The effects of primary joint parameters, such as the plate material, clamping length, and diameter and material of the fastener, as well as the effects of secondary parameters, such as the clamping force, condition of the faying surfaces, and fit and type of head of the fastener, were investigated through specific variations. For this purpose load-deformation measurements under quasi-static and flight-by-flight loading conditions were performed using single- and double-shear specimens with known load transfer.
A formula for fastener flexibility, valid for riveted and bolted metallic and graphite/epoxy joints, was derived from the test results and proved to be significantly superior to those found in the literature. This formula for load transfer calculations of multiple-row fatigue loaded joints was used to predict accurately the measured values of load transfer. This improvement also leads to a better fatigue life prediction. The load transfer measurements showed a quasi-linear relationship between the applied load and the total load transfer which was little affected by fatigue loading, although the load transferred by bearing was not constant.

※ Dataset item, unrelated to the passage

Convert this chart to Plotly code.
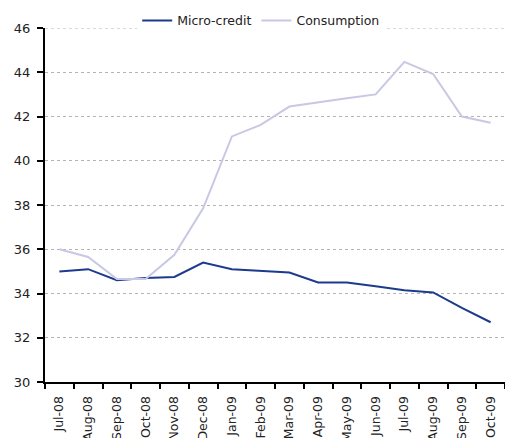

By measuring bearing loads and local strains close to fastener holes in a multiple-row joint the author shows that with increasing friction the bearing stress and the local strains decreased. The redistribution of loads or the changes in the mechanisms of load transfer result in a relief of the fatigue critical location. Since these changes of the local stress situation cannot be predicted, the application of fatigue life prediction methods on the basis of local strains must lead to inaccurate results.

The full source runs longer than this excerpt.